More recently: I never got a chance to see chef Tim Doolittle in his last Kansas City gig, heading up the kitchen at The Café at Briarcliff Village. Doolittle — a veteran of some of Kansas City's best dining spots, including EBT, Joe D's Wine Bar, Café Allegro and the Stolen Grill— decided to leave The Café in February. But he was conflicted about his next move.

"I was sitting at the bar at Le Fou Frog, telling people that I had had my fill of Kansas City and, half-seriously, that I just might pack up and move to Vegas," Doolittle tells me. "And one of the waiters there turned to me and said that he had a friend who was an executive with Wolfgang Puck's company, overseeing the Vegas restaurants."

Before he could say Viva Las Vegas, Doolittle was on a plane to Sin City for a job interview, and when I spoke to him last week, he had accepted a position with Puck's successful Postrio Restaurant in The Venetian Resort Hotel Casino on the Strip.
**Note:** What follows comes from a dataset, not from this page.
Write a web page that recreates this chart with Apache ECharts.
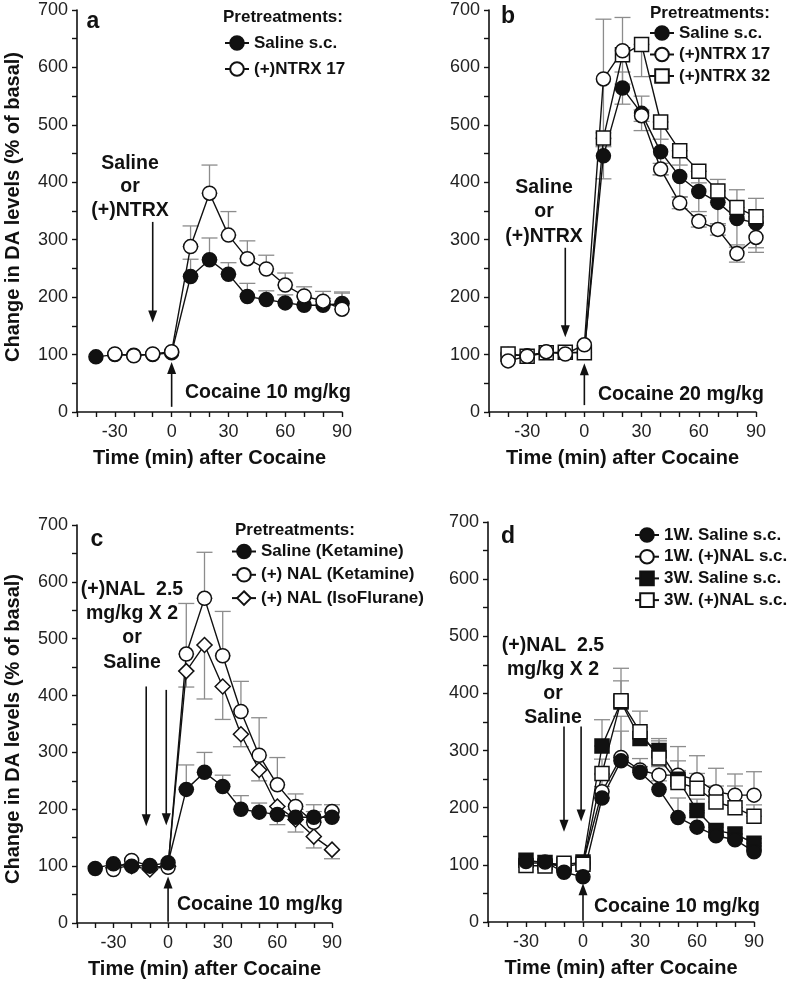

He'll begin work in the Postrio kitchen on May 1.

"It's a strange place, Vegas," Doolittle says, "but I'm looking forward to living there. I hadn't been in 16 years, and it's changed a lot."

He says he'll miss many of the people in Kansas City. "I had a lot of customers follow me from restaurant to restaurant, and they were very supportive. I hope they'll come and dine with me in Las Vegas."

After all, heading to The Venetian Resort is a lot more convenient than going to the real Venice.